Did an eight-foot wave of molasses ever roll down the streets of Boston, leaving dozens of people dead and injured in its wake? Yes. (In 1919, a 2.5 million-gallon tank on the grounds of the United States Industrial Alcohol Co. exploded, sending a wall of molasses through the streets at a speed of 35 mph. The molasses was to be used in the production of rum.)

“I think we are buffeted on a daily basis with all kinds of messages and we’re susceptible,’ said Norman Solomon, a media critic and columnist for Fairness and Accuracy in Reporting, a liberal, media-watchdog group. “We are, as a people, lied to so routinely that if you believe a fraction of the TV commercials that you see, in practice you get used to being a gullible fool,” Solomon said.

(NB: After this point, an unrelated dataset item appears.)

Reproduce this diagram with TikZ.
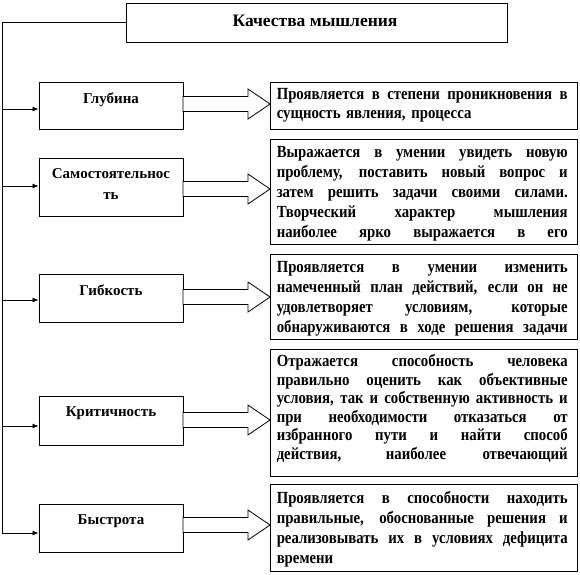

But the tall tales and plain-out lies add up, creating a world where it is easy to believe in unpredictable brutality. It happens even to those who should know better.

“I went to traffic school a few months ago in Malibu,” Cohl said, “And the guy says, ‘You know, if you’re driving at night and you see a car coming at you without its headlights on, well the tendency is to flick your lights. But don’t do that! It’s is part of a gang initiation.”’ New gang members drive around with their car lights off and then when someone flashes lights at them, the instructor told the class, that’s when they shoot.

“Then a few weeks later I was having a dinner with friends in New York and I found myself telling about flashing their lights and saying, “Don’t do that, the gangs will shoot you!”